Along with the firm's founder, Allen Lane, she revolutionised the way we read by making good writing accessible to anyone for the price of a packet of cigarettes. So much was she the guiding spirit of the historic house that its penguin mascot and logo is named 'Frostie' after her. In 1958 she became the first woman in publishing to be awarded an OBE for services to literature.(link via Paula Guran and Cynthia Ward)
An over at the Nation, Willam Greider's The AIG Bailout Scandal makes it crystal clear why Timothy Geithner is so opposed to Elizabeth Warren.
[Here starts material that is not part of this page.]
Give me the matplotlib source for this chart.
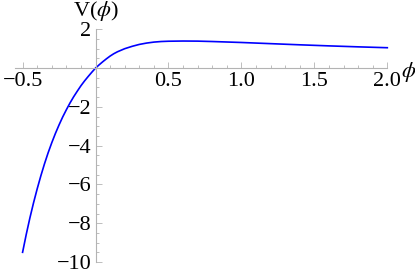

The five-member COP [Congressional Oversight Panel], chaired by Harvard professor Elizabeth Warren, has produced the most devastating and comprehensive account so far. Unanimously adopted by its bipartisan members, it provides alarming insights that should be fodder for the larger debate many citizens long to hear—why Washington rushed to forgive the very interests that produced this mess, while innocent others were made to suffer the consequences. The Congressional panel’s critique helps explain why bankers and their Washington allies do not want Elizabeth Warren to chair the new Consumer Financial Protection Bureau.Let's be thankful for brilliant women, yes? (And wish the people who most desperately need their advice would actually listen to them for a change!)
[...]
The most troubling revelation in this story is the astonishing weakness of the Federal Reserve and its incompetence as a faithful defender of the public interest. In the lore of central banking, the Fed is awesomely powerful and intimidating. As regulator of the banking system, it has life-and-death influence over banks. As manager of the economy, it has open-ended authority to intervene in the financial system to restore stability, as the central bank did massively during the crisis.
Yet the Fed was strangely passive and compliant when it came to demanding cooperation and sacrifice from the largest financial institutions. Timothy Geithner was then president of the New York Federal Reserve Bank, the lead regulator of Wall Street’s largest banks. He briefly insisted they must accept the burden of rescuing AIG. But the bankers called his bluff and blew him off—and Geithner deferred to their wishes. The taxpayer bailout followed. The episode is relevant to the future, because Geithner is now Obama’s Treasury Secretary and in charge of preventing the next taxpayer bailout.